With interest rates and mortgage rates on the decline, mortgage refinancing activity has spiked.
According to Optimal Blue’s latest Market Advantage report, there was a 109 percent increase month over month and a 300 percent increase year over year for rate and term refinancing. Refis of all types accounted for 26 percent of loan locks, their highest share since the Federal Reserve began raising its benchmark short-term interest rate in March 2022.
“Borrower demand is rising slowly as mortgage rates have fallen to levels last seen in February 2023,” Mortgage Bankers Association President and CEO Bob Broeksmit said in a statement. “Mortgage applications have now increased in five of the last six weeks, buoyed by a jump in refinance activity. The purchase market is also showing signs of improvement, and MBA expects that to continue as housing supply increases and rates fall farther.”

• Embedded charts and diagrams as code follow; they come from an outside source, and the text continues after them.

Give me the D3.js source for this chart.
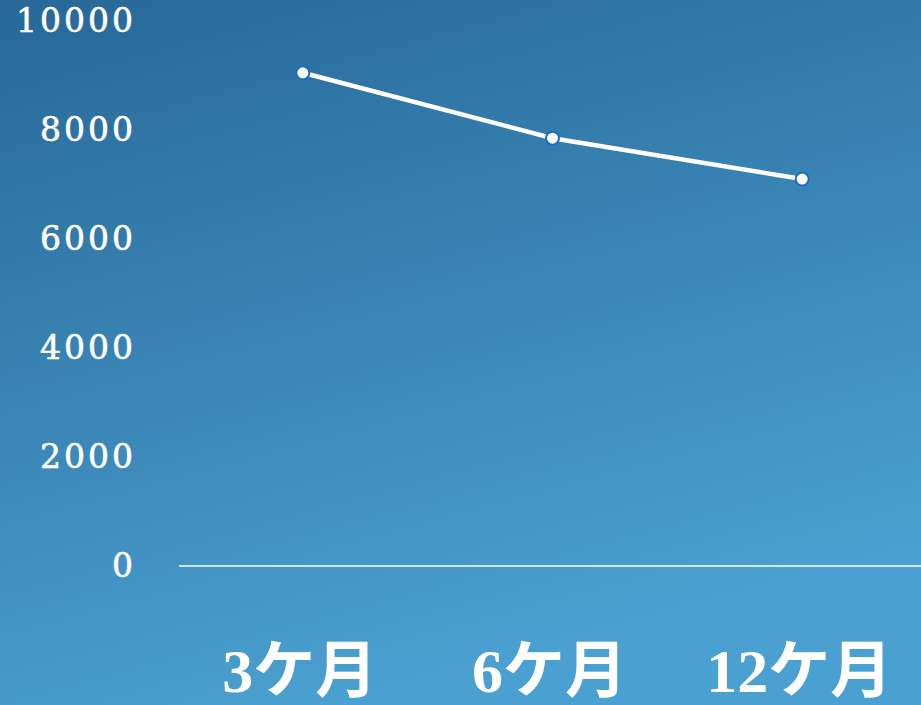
<!DOCTYPE html>
<html>
<head>
<meta charset="utf-8">
<script src="https://cdn.jsdelivr.net/npm/d3@7"></script>
<style>
  html, body { margin: 0; padding: 0; overflow: hidden; }
  svg { display: block; }
</style>
</head>
<body>
<svg id="chart" width="921" height="705"></svg>
<script>
const categories = ['3ケ月', '6ケ月', '12ケ月']
const values = [9050, 7850, 7100]
const yTicks = [0, 2000, 4000, 6000, 8000, 10000]

function drawChart() {
  const svg = d3.select('#chart')
  svg.selectAll('*').remove()

  const width = 921
  const height = 705

  const defs = svg.append('defs')
  const grad = defs.append('linearGradient')
    .attr('id', 'bg')
    .attr('x1', '0').attr('y1', '0')
    .attr('x2', '0.35').attr('y2', '1')
  grad.append('stop').attr('offset', '0%').attr('stop-color', '#276898')
  grad.append('stop').attr('offset', '100%').attr('stop-color', '#4aa0d0')

  svg.append('rect')
    .attr('width', width)
    .attr('height', height)
    .attr('fill', 'url(#bg)')

  const x = d3.scaleBand()
    .domain(categories)
    .range([179, 928])

  const y = d3.scaleLinear()
    .domain([0, 10000])
    .range([566, 21])

  // y labels
  svg.append('g')
    .selectAll('text')
    .data(yTicks)
    .join('text')
    .attr('x', 136)
    .attr('y', d => y(d) + 11)
    .attr('fill', '#fff')
    .attr('text-anchor', 'end')
    .style('font-family', '"DejaVu Serif", "Liberation Serif", serif')
    .style('font-size', '33px')
    .style('letter-spacing', '3px')
    .style('stroke', '#fff')
    .style('stroke-width', '0.6px')
    .text(d => d)

  // x axis line
  svg.append('line')
    .attr('x1', 179)
    .attr('x2', width)
    .attr('y1', y(0))
    .attr('y2', y(0))
    .attr('stroke', '#fff')
    .attr('stroke-width', 1.5)

  // x labels
  svg.append('g')
    .selectAll('text')
    .data(categories)
    .join('text')
    .attr('x', d => x(d) + x.bandwidth() / 2 - 4)
    .attr('y', 692)
    .attr('fill', '#fff')
    .attr('text-anchor', 'middle')
    .style('font-family', '"Liberation Serif", "Noto Sans CJK JP", serif')
    .style('font-size', '62px')
    .style('font-weight', 'bold')
    .text(d => d)

  const line = d3.line()
    .x((d, i) => x(categories[i]) + x.bandwidth() / 2 - 1)
    .y(d => y(d))

  svg.append('path')
    .datum(values)
    .attr('d', line)
    .attr('fill', 'none')
    .attr('stroke', '#fff')
    .attr('stroke-width', 4.5)

  svg.append('g')
    .selectAll('circle')
    .data(values)
    .join('circle')
    .attr('cx', (d, i) => x(categories[i]) + x.bandwidth() / 2 - 1)
    .attr('cy', d => y(d))
    .attr('r', 6.5)
    .attr('fill', '#fff')
    .attr('stroke', '#1a6cc4')
    .attr('stroke-width', 2)
}

document.addEventListener('DOMContentLoaded', drawChart, false)
</script>
</body>
</html>
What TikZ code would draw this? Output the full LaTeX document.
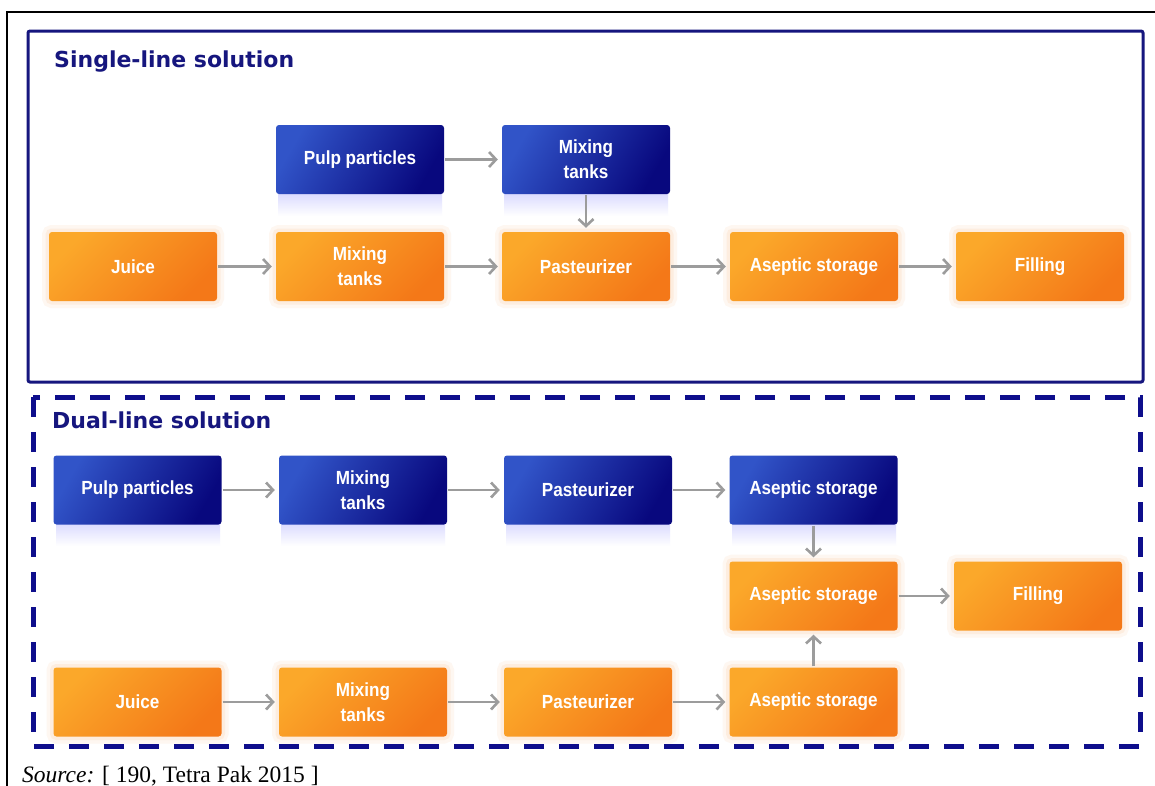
\documentclass[tikz,border=0pt]{standalone}
\usepackage{fontspec}
\setmainfont{Liberation Serif}
\newfontfamily\boxfont[FakeStretch=0.9]{Liberation Sans}
\newfontfamily\titlefont{DejaVu Sans}
\usetikzlibrary{arrows.meta}
\definecolor{navy}{HTML}{16167E}
\definecolor{dashnavy}{HTML}{0E0E8C}
\definecolor{orL}{HTML}{FBA82A}
\definecolor{orD}{HTML}{F47818}
\definecolor{blL}{HTML}{3154C8}
\definecolor{blD}{HTML}{08087E}
\definecolor{arrowgrey}{HTML}{9C9C9C}
\tikzset{
  procbox/.style={rounded corners=3pt, minimum width=168pt, minimum height=69pt, inner sep=0pt,
    align=center, text=white, font=\boxfont\bfseries\fontsize{19}{25}\selectfont},
  orangebox/.style={procbox, top color=orL, bottom color=orD, shading angle=45,
    preaction={draw=orD, draw opacity=0.06, line width=14pt},
    preaction={draw=orD, draw opacity=0.08, line width=7pt}},
  bluebox/.style={procbox, top color=blL, bottom color=blD, shading angle=60},
  flow/.style={draw=arrowgrey, line width=2.6pt, -{Straight Barb[length=7pt,width=15pt,line width=2.6pt]}, shorten >=4pt, shorten <=1pt},
  title/.style={anchor=base west, text=navy, font=\titlefont\bfseries\fontsize{22}{26}\selectfont, inner sep=0pt},
}
\begin{document}
\begin{tikzpicture}[x=1pt,y=-1pt]
\useasboundingbox (0,0) rectangle (1155,785);
\fill[white] (0,0) rectangle (1155,785);
% outer frame
\draw[black, line width=2.2pt] (7,800) -- (7,12) -- (1170,12);
% panels
\draw[navy, line width=3pt, rounded corners=2pt] (28,31) rectangle (1143,382);
\draw[dashnavy, line width=5pt, dash pattern=on 20pt off 15pt] (33,397) rectangle (1140,746);
% titles
\node[title] (t1) at (54,67) {Single-line solution};
\node[title] (t2) at (52,428) {Dual-line solution};
% reflections under blue boxes
\foreach \x/\y in {276/194, 502/194, 54/524, 279/524, 504/524, 730/524}{
  \shade[top color=blue!14, bottom color=white] (\x+2,\y) rectangle (\x+166,\y+22);
}
% single-line
\node[bluebox] (pulp1) at (360,159.5) {Pulp particles};
\node[bluebox] (mixb1) at (586,159.5) {Mixing\\tanks};
\node[orangebox] (juice1) at (133,266.5) {Juice};
\node[orangebox] (mixo1) at (360,266.5) {Mixing\\tanks};
\node[orangebox] (past1) at (586,266.5) {Pasteurizer};
\node[orangebox] (asep1) at (814,266.5) {Aseptic storage};
\node[orangebox] (fill1) at (1040,266.5) {Filling};
\draw[flow] (pulp1) -- (mixb1);
\draw[flow] (mixb1) -- (past1);
\draw[flow] (juice1) -- (mixo1);
\draw[flow] (mixo1) -- (past1);
\draw[flow] (past1) -- (asep1);
\draw[flow] (asep1) -- (fill1);
% dual-line
\node[bluebox] (pulp2) at (137.5,490) {Pulp particles};
\node[bluebox] (mixb2) at (363,490) {Mixing\\tanks};
\node[bluebox] (pastb2) at (588,490) {Pasteurizer};
\node[bluebox] (asepb2) at (813.5,490) {Aseptic storage};
\node[orangebox] (asepm2) at (813.5,596) {Aseptic storage};
\node[orangebox] (fill2) at (1038,596) {Filling};
\node[orangebox] (juice2) at (137.5,702) {Juice};
\node[orangebox] (mixo2) at (363,702) {Mixing\\tanks};
\node[orangebox] (pasto2) at (588,702) {Pasteurizer};
\node[orangebox] (asepo2) at (813.5,702) {Aseptic storage};
\draw[flow] (pulp2) -- (mixb2);
\draw[flow] (mixb2) -- (pastb2);
\draw[flow] (pastb2) -- (asepb2);
\draw[flow] (asepb2) -- (asepm2);
\draw[flow] (asepo2) -- (asepm2);
\draw[flow] (asepm2) -- (fill2);
\draw[flow] (juice2) -- (mixo2);
\draw[flow] (mixo2) -- (pasto2);
\draw[flow] (pasto2) -- (asepo2);
% source
\node[anchor=base west, inner sep=0pt, font=\fontsize{23.5}{28}\selectfont] (src) at (22,782) {\textit{Source:} [ 190, Tetra Pak 2015 ]};
\end{tikzpicture}
\end{document}
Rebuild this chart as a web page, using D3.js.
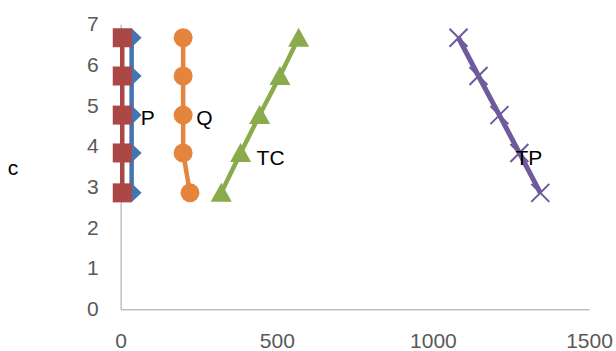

The amount of money homebuyers are seeking financing for continue to rise. The average loan amount rose from $369,000 to $372,000, while the average purchase price fell from $471,000 to $466,000. The report did not cover any Connecticut metros but the biggest metro area in New England, Greater Boston, saw the average loan amount decreased month-over-month.
In Greater Boston, there was a 115 percent increase in refinances, which made up 28 percent of mortgage lock activity in August. The commonwealth’s biggest metro area also differed from the national picture, with the average loan amount actually decreasing month-over-month.
According to mortgage-buyer Freddie Mac, the average rate on a 30-year, fixed-rate mortgage dropped from 6.73 percent for the seven days ending Aug. 1 to 6.35 percent for the seven days ending Aug. 29.
“Lower rates have incentivized homeowners to refinance both in Boston and nationally, but they haven’t been substantial enough to lift purchase activity,” said Brennan O’Connell, director of data solutions at Optimal Blue. This is likely due to ongoing affordability and inventory challenges. In Boston, the average purchase loan amount fell by $2,400 to $563,762 month-over-month, underscoring ongoing tepid buying activity.”
While interest rates gain a lot of attention, the 10-year Treasury yield also plays a part in mortgage rates. The yield decreased by 18 basis points to 3.91 percent according to Optimal Blue with the spread between the 10-year Treasury and the 30-year conforming mortgage rate narrowing by 13 basis points, to 246 basis points.